A similar feeling of helplessness invades Sara Islán, a Spanish teacher who has been living in Turkey for a decade, in Şanlıurfa, and who is now spending a few days in Madrid. “If help does not reach those who are under the rubble, imagine those who are sheltering in cars, or without food or drinking water. Yesterday, my friends only found water and cookies. There is no bread. They are handing out one small bowl of soup per child.

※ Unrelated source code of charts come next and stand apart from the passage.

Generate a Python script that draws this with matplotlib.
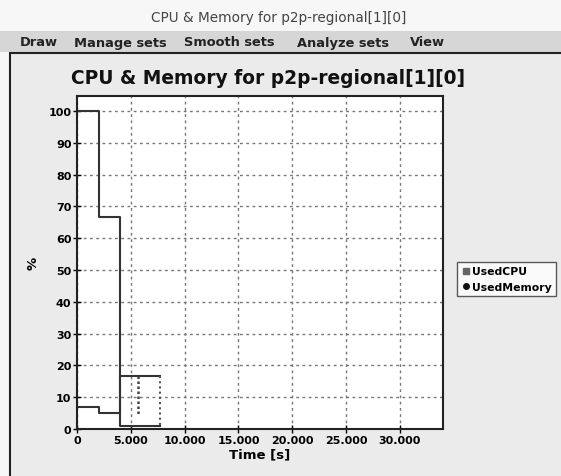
"""
CPU & Memory for p2p-regional[1][0] -- screenshot-style recreation
"""

import matplotlib
matplotlib.use("Agg")
import matplotlib.pyplot as plt
from matplotlib.patches import Rectangle
from matplotlib.ticker import FuncFormatter, MultipleLocator

# data
time_s = [0, 2000, 4000, 7700]
used_cpu = [100, 66.5, 1, 1]
used_memory = [7, 5, 16.6, 16.6]
# dotted bits inside the small box
drop_x = [7700, 7700]
drop_y = [16.6, 1]
spike_x = [5700, 5700]
spike_y = [16.6, 4.2]

TITLE = "CPU & Memory for p2p-regional[1][0]"
MENU = [("Draw", 20), ("Manage sets", 74), ("Smooth sets", 184),
        ("Analyze sets", 297), ("View", 410)]

W, H = 561, 477
plt.rcParams["font.family"] = ["DejaVu Sans"]

fig = plt.figure(figsize=(W / 100, H / 100), dpi=100)
fig.patch.set_facecolor("#f7f7f7")

# menu bar band + panel
fig.add_artist(Rectangle((0, 1 - 53 / H), 1, 21 / H, transform=fig.transFigure,
                         facecolor="#d6d6d6", edgecolor="none", zorder=0))
fig.add_artist(Rectangle((10 / W, -0.01), 1, (H - 54) / H + 0.01, transform=fig.transFigure,
                         facecolor="#ebebeb", edgecolor="#222222", linewidth=1.5, zorder=0))

fig.text(279 / W, 1 - 18 / H, TITLE, ha="center", va="center", fontsize=9.8, color="#444444")
for name, x in MENU:
    fig.text(x / W, 1 - 43 / H, name, ha="left", va="center", fontsize=9.4,
             fontweight="bold", color="#222222")
fig.text(268 / W, 1 - 79 / H, TITLE, ha="center", va="center", fontsize=13.4,
         fontweight="bold", color="#111111")

ax = fig.add_axes([77 / W, 47 / H, 366 / W, 333 / H])
ax.set_facecolor("white")

ax.step(time_s, used_cpu, where="post", color="#333333", linewidth=1.5, label="UsedCPU")
ax.step(time_s, used_memory, where="post", color="#333333", linewidth=1.5, label="UsedMemory")
ax.plot(drop_x, drop_y, color="#555555", linestyle=(0, (1, 1.5)), linewidth=1.5)
ax.plot(spike_x, spike_y, color="#444444", linestyle=(0, (1, 1)), linewidth=1.8)

ax.set_xlim(0, 34000)
ax.set_ylim(0, 104.7)
ax.xaxis.set_major_locator(MultipleLocator(5000))
ax.yaxis.set_major_locator(MultipleLocator(10))
ax.xaxis.set_major_formatter(FuncFormatter(lambda v, p: f"{int(v):,}".replace(",", ".")))
ax.grid(True, color="#777777", linestyle=(0, (2, 2.5)), linewidth=1)
ax.tick_params(direction="inout", length=6, width=1, labelsize=8, pad=1)
for lbl in ax.get_xticklabels() + ax.get_yticklabels():
    lbl.set_fontweight("bold")
for s in ax.spines.values():
    s.set_linewidth(1.5)
    s.set_color("#222222")

ax.set_xlabel("Time [s]", fontsize=9.5, fontweight="bold", labelpad=2)
ax.set_ylabel("%", fontsize=9.5, fontweight="bold", labelpad=6)

# legend markers: grey square and black circle
h1 = plt.Line2D([], [], marker="s", color="#666666", linestyle="none", markersize=4)
h2 = plt.Line2D([], [], marker="o", color="#111111", linestyle="none", markersize=4)
leg = fig.legend([h1, h2], ["UsedCPU", "UsedMemory"], loc="upper left",
                 bbox_to_anchor=(457 / W, 1 - 263 / H), prop={"size": 7.8, "weight": "bold"},
                 frameon=True, fancybox=False, handletextpad=0.2, handlelength=0.8,
                 borderpad=0.4, labelspacing=0.5, borderaxespad=0)
leg.get_frame().set_edgecolor("#333333")
leg.get_frame().set_linewidth(1)

plt.savefig("out.png", dpi=100)
plt.close()
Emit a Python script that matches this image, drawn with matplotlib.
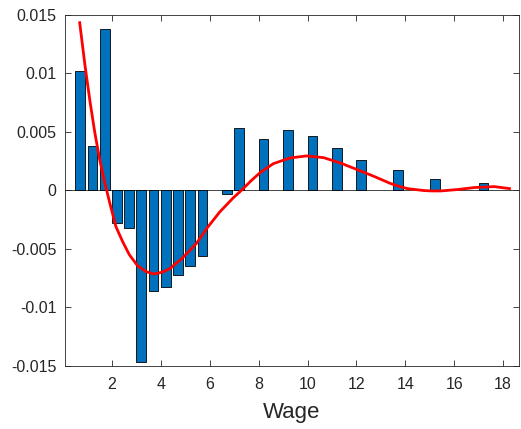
import matplotlib
matplotlib.use("Agg")
import matplotlib.pyplot as plt

plt.rcParams["font.family"] = ["Liberation Sans", "DejaVu Sans"]

# bar data (wage bins, difference in density)
wage = [0.7, 1.2, 1.7, 2.2, 2.7, 3.2, 3.7, 4.2, 4.7, 5.2, 5.7,
        6.7, 7.2, 8.2, 9.2, 10.2, 11.2, 12.2, 13.7, 15.2, 17.2]
diff = [0.0102, 0.0038, 0.0138, -0.0028, -0.0032, -0.0147, -0.0086,
        -0.0083, -0.0072, -0.0065, -0.0056, -0.0003, 0.0053, 0.0044,
        0.0051, 0.0046, 0.0036, 0.0026, 0.0017, 0.0010, 0.0006]

# smoothed red curve
curve_x = [0.68, 0.90, 1.10, 1.30, 1.50, 1.70, 1.90, 2.16, 2.44, 2.71,
           3.05, 3.40, 3.71, 4.05, 4.36, 4.85, 5.45, 5.90, 6.41, 6.96,
           7.30, 7.71, 8.06, 8.60, 9.29, 9.97, 10.66, 11.34, 12.03, 12.71,
           13.40, 13.75, 14.08, 14.77, 15.10, 15.45, 16.14, 16.82, 17.64,
           18.26]
curve_y = [0.0143, 0.0106, 0.0076, 0.0049, 0.0026, 0.0007, -0.0010,
           -0.0031, -0.0044, -0.0055, -0.00645, -0.00695, -0.00715,
           -0.0070, -0.0067, -0.00585, -0.00455, -0.0032, -0.00185,
           -0.00065, 0.0000, 0.00085, 0.0015, 0.00227, 0.00276, 0.00293,
           0.00278, 0.00233, 0.00176, 0.00119, 0.00057, 0.00033, 0.00014,
           -0.00003, -0.00006, -0.00006, 0.00006, 0.00023, 0.00031, 0.00014]

yticks = [-0.015, -0.01, -0.005, 0, 0.005, 0.01, 0.015]
ytick_labels = ["-0.015", "-0.01", "-0.005", "0", "0.005", "0.01", "0.015"]
xticks = [2, 4, 6, 8, 10, 12, 14, 16, 18]

fig = plt.figure(figsize=(5.21, 4.29), dpi=100)
ax = fig.add_axes([0.1248, 0.1469, 0.8714, 0.8193])

ax.bar(wage, diff, width=0.4, color="#0072BD", edgecolor="black",
       linewidth=0.6, zorder=2)
ax.axhline(0, color="#262626", lw=0.6, zorder=1)
ax.plot(curve_x, curve_y, color="red", lw=2, zorder=3)

ax.set_xlim(0.08, 18.65)
ax.set_ylim(-0.015, 0.015)
ax.set_xticks(xticks)
ax.set_xticklabels([str(t) for t in xticks])
ax.set_yticks(yticks)
ax.set_yticklabels(ytick_labels)
ax.tick_params(direction="in", top=True, right=True, length=4,
               labelsize=11.5, colors="#262626", width=0.6)
ax.tick_params(axis="x", pad=8)
ax.tick_params(axis="y", pad=6)
for s in ax.spines.values():
    s.set_color("#262626")
    s.set_linewidth(0.6)
ax.set_xlabel("Wage", fontsize=16, color="#262626", labelpad=7)

fig.savefig("out.png", dpi=100)
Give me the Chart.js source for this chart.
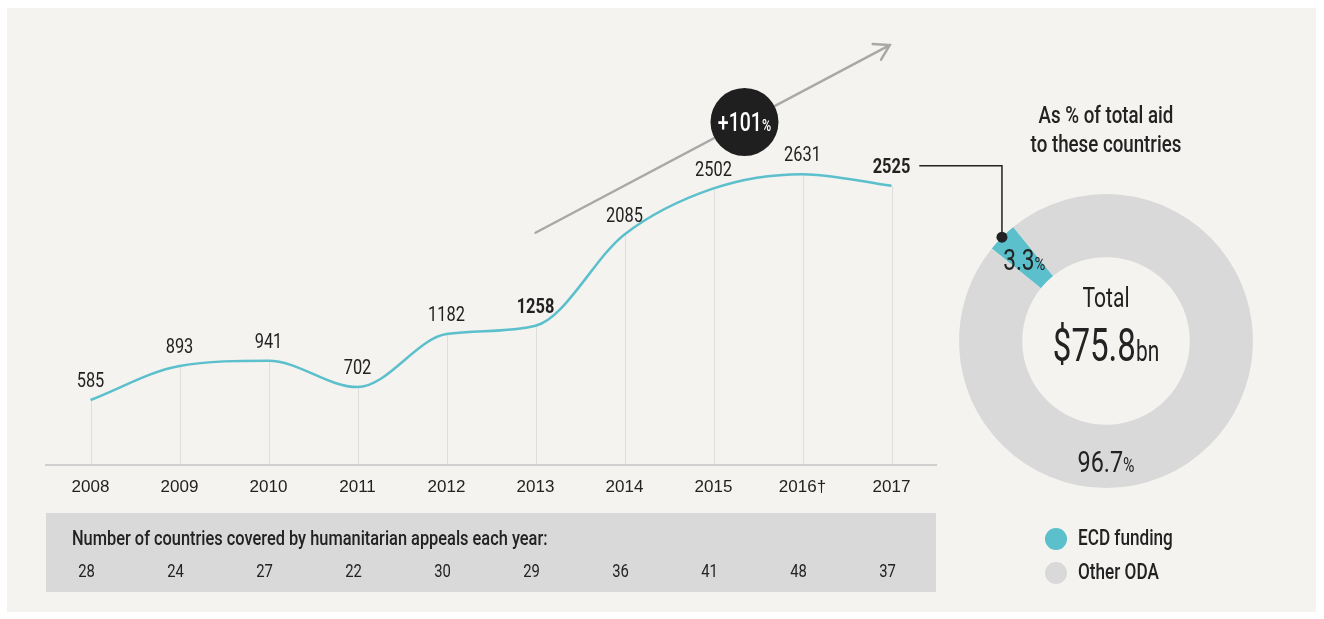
<!DOCTYPE html>
<html lang="en">
<head>
  <meta charset="UTF-8" />
  <title>ECD funding in humanitarian appeal countries</title>
  <script src="https://cdn.jsdelivr.net/npm/chart.js"></script>
  <style>
    body {
      margin: 0;
      background: #fff;
      width: 1324px;
      height: 619px;
      position: relative;
      overflow: hidden;
    }
    .panel {
      position: absolute;
      left: 7px;
      top: 8px;
      width: 1309px;
      height: 604px;
      background: #f4f3ef;
    }
    canvas {
      position: absolute;
      left: 0;
      top: 0;
    }
  </style>
</head>
<body>
  <div class="panel"></div>
  <canvas id="shareChart" width="1324" height="619"></canvas>
  <canvas id="ecdChart" width="1324" height="619"></canvas>

  <script>
    // Data
    const years = ['2008', '2009', '2010', '2011', '2012', '2013', '2014', '2015', '2016†', '2017'];
    const ecdFunding = [585, 893, 941, 702, 1182, 1258, 2085, 2502, 2631, 2525];
    const boldYears = ['2013', '2017'];
    const countriesCovered = [28, 24, 27, 22, 30, 29, 36, 41, 48, 37];
    const shareLabels = ['ECD funding', 'Other ODA'];
    const shareValues = [3.3, 96.7];
    const totalAid = '$75.8';
    const growthPct = 101;

    const FONT = "Roboto, 'Liberation Sans', sans-serif";
    const SQUEEZE = 0.78;   // no condensed face installed, so squeeze text sideways
    const TEAL = '#5bbfcc';
    const INK = '#222222';

    function narrowText(ctx, text, x, y, font, align, sx) {
      ctx.save();
      ctx.font = font;
      ctx.translate(x, y);
      ctx.scale(sx || SQUEEZE, 1);
      ctx.textAlign = align || 'center';
      ctx.fillText(text, 0, 0);
      ctx.restore();
    }

    // draws text pieces of different sizes side by side, centred on cx
    function drawMixed(ctx, parts, cx, y, color, sx) {
      sx = sx || SQUEEZE;
      ctx.save();
      ctx.textBaseline = 'alphabetic';
      ctx.fillStyle = color;
      let total = 0;
      parts.forEach(p => { ctx.font = p[1]; total += ctx.measureText(p[0]).width * sx; });
      let x = cx - total / 2;
      parts.forEach(p => {
        ctx.font = p[1];
        narrowText(ctx, p[0], x, y, p[1], 'left', sx);
        x += ctx.measureText(p[0]).width * sx;
      });
      ctx.restore();
    }

    const lineDecor = {
      id: 'lineDecor',
      beforeDatasetsDraw(chart) {
        const ctx = chart.ctx;
        const area = chart.chartArea;
        const meta = chart.getDatasetMeta(0);
        // thin drop lines from each point to the axis
        ctx.save();
        ctx.strokeStyle = '#dedede';
        ctx.lineWidth = 1;
        meta.data.forEach(pt => {
          ctx.beginPath();
          ctx.moveTo(Math.round(pt.x) + 0.5, pt.y);
          ctx.lineTo(Math.round(pt.x) + 0.5, area.bottom);
          ctx.stroke();
        });
        ctx.restore();
      },
      afterDatasetsDraw(chart) {
        const ctx = chart.ctx;
        const x = chart.scales.x;
        const y = chart.scales.y;
        const meta = chart.getDatasetMeta(0);

        // value labels
        ctx.save();
        ctx.textBaseline = 'middle';
        ctx.fillStyle = INK;
        meta.data.forEach((pt, i) => {
          const bold = boldYears.includes(years[i]);
          narrowText(ctx, String(ecdFunding[i]), pt.x, pt.y - 18, (bold ? 'bold ' : '') + '21px ' + FONT, 'center');
        });
        ctx.restore();

        // growth arrow
        const x0 = x.getPixelForValue(5), y0 = y.getPixelForValue(2100);
        const x1 = x.getPixelForValue(8.98), y1 = y.getPixelForValue(3800);
        const ang = Math.atan2(y1 - y0, x1 - x0);
        ctx.save();
        ctx.strokeStyle = '#a8a8a8';
        ctx.lineWidth = 2.5;
        ctx.lineCap = 'round';
        ctx.beginPath();
        ctx.moveTo(x0, y0);
        ctx.lineTo(x1, y1);
        ctx.moveTo(x1 - 17 * Math.cos(ang - 0.55), y1 - 17 * Math.sin(ang - 0.55));
        ctx.lineTo(x1, y1);
        ctx.lineTo(x1 - 17 * Math.cos(ang + 0.55), y1 - 17 * Math.sin(ang + 0.55));
        ctx.stroke();

        // badge on the arrow
        const t = 0.59;
        const bx = x0 + (x1 - x0) * t, by = y0 + (y1 - y0) * t;
        ctx.fillStyle = '#1f1f1f';
        ctx.beginPath();
        ctx.arc(bx, by, 34, 0, Math.PI * 2);
        ctx.fill();
        ctx.restore();
        drawMixed(ctx, [['+' + growthPct, '500 25px ' + FONT], ['%', '500 16px ' + FONT]], bx, by + 9, '#ffffff');
      },
      afterDraw(chart) {
        const ctx = chart.ctx;
        const area = chart.chartArea;
        const x = chart.scales.x;
        // countries table
        ctx.save();
        ctx.fillStyle = '#d9d9d9';
        ctx.fillRect(area.left, 513, area.right - area.left, 79);
        ctx.fillStyle = INK;
        ctx.textBaseline = 'middle';
        narrowText(ctx, 'Number of countries covered by humanitarian appeals each year:', area.left + 26, 540, '500 21px ' + FONT, 'left');
        countriesCovered.forEach((n, i) => {
          narrowText(ctx, String(n), x.getPixelForValue(i) - 4, 572, '19px ' + FONT, 'center');
        });
        ctx.restore();
      }
    };

    const ecdChart = new Chart(document.getElementById('ecdChart'), {
      type: 'line',
      data: {
        labels: years,
        datasets: [{
          data: ecdFunding,
          borderColor: TEAL,
          borderWidth: 2.5,
          pointRadius: 0,
          fill: false,
          cubicInterpolationMode: 'monotone'
        }]
      },
      options: {
        responsive: false,
        animation: false,
        layout: { padding: { left: 46, right: 388, top: 23, bottom: 108 } },
        scales: {
          x: {
            offset: true,
            grid: { display: false, drawTicks: false },
            border: { display: true, color: '#cfcfcf', width: 2 },
            ticks: { color: INK, padding: 13, font: { family: "'Liberation Sans', Arial, sans-serif", size: 17 } }
          },
          y: { display: false, min: 0, max: 4000 }
        },
        plugins: { legend: { display: false }, tooltip: { enabled: false } }
      },
      plugins: [lineDecor]
    });

    const shareDecor = {
      id: 'shareDecor',
      afterDraw(chart) {
        const ctx = chart.ctx;
        const arcs = chart.getDatasetMeta(0).data;
        const ecd = arcs[0];
        const cx = ecd.x, cy = ecd.y;
        const midR = (ecd.innerRadius + ecd.outerRadius) / 2;

        ctx.save();
        ctx.fillStyle = INK;
        ctx.textBaseline = 'middle';
        narrowText(ctx, 'As % of total aid', cx, cy - 224, '500 24px ' + FONT, 'center');
        narrowText(ctx, 'to these countries', cx, cy - 195, '500 24px ' + FONT, 'center');
        narrowText(ctx, 'Total', cx, cy - 41, '27px ' + FONT, 'center');
        ctx.restore();
        drawMixed(ctx, [[totalAid, '46px ' + FONT], ['bn', '29px ' + FONT]], cx, cy + 20, INK, 0.72);

        // slice labels
        const ma = (ecd.startAngle + ecd.endAngle) / 2;
        drawMixed(ctx, [[String(shareValues[0]), '29px ' + FONT], ['%', '19px ' + FONT]],
          cx + Math.cos(ma) * midR, cy + Math.sin(ma) * midR + 11, INK);
        drawMixed(ctx, [[String(shareValues[1]), '30px ' + FONT], ['%', '20px ' + FONT]],
          cx, cy + midR + 16, INK);

        // legend
        ctx.save();
        ctx.textBaseline = 'middle';
        shareLabels.forEach((lab, i) => {
          const ly = cy + 198 + i * 34;
          ctx.fillStyle = chart.data.datasets[0].backgroundColor[i];
          ctx.beginPath();
          ctx.arc(cx - 50, ly, 11, 0, Math.PI * 2);
          ctx.fill();
          ctx.fillStyle = INK;
          narrowText(ctx, lab, cx - 28, ly, '500 22px ' + FONT, 'left');
        });
        ctx.restore();

        // leader from the 2017 label to the ECD slice
        const last = ecdChart.getDatasetMeta(0).data[ecdFunding.length - 1];
        ctx.save();
        ctx.font = 'bold 21px ' + FONT;
        const lw = ctx.measureText(String(ecdFunding[ecdFunding.length - 1])).width * SQUEEZE;
        const sx = last.x + lw / 2 + 9, sy = last.y - 20;
        const dx = cx + Math.cos(ma) * ecd.outerRadius, dy = cy + Math.sin(ma) * ecd.outerRadius;
        ctx.strokeStyle = INK;
        ctx.lineWidth = 1.5;
        ctx.beginPath();
        ctx.moveTo(sx, sy);
        ctx.lineTo(dx, sy);
        ctx.lineTo(dx, dy);
        ctx.stroke();
        ctx.fillStyle = INK;
        ctx.beginPath();
        ctx.arc(dx, dy, 5.5, 0, Math.PI * 2);
        ctx.fill();
        ctx.restore();
      }
    };

    new Chart(document.getElementById('shareChart'), {
      type: 'doughnut',
      data: {
        labels: shareLabels,
        datasets: [{
          data: shareValues,
          backgroundColor: [TEAL, '#d9d9d9'],
          borderWidth: 0
        }]
      },
      options: {
        responsive: false,
        animation: false,
        cutout: '57%',
        rotation: -51,
        layout: { padding: { left: 959, right: 71, top: 194, bottom: 131 } },
        plugins: { legend: { display: false }, tooltip: { enabled: false } }
      },
      plugins: [shareDecor]
    });
  </script>
</body>
</html>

And it’s very cold,” said Islán in statements to reporter Ángeles Lucas.
The Turkish government, through the country’s emergency and disaster management agency, has made an app available to residents to indicate the location of people who have been trapped under the rubble. “They can’t keep up,” says Islán, sounding anguished.
“The vast majority of the buildings [in Şanlıurfa] are very old and built with poor materials; there are many that have turned to dust,” she adds. Islán’s husband is a Turkish civil engineer born in Şanlıurfa who says that there used to hardly be any quake-proofing regulations in the building codes. “But one was introduced in 2007 and another, even tougher one in 2019. And predictably these buildings are resisting better. They are having more superficial problems,” says Islán, adding that local technicians are now thinking about marking buildings where it is safe to enter with green crosses, yellow ones where care must be taken, and red ones for prohibited access.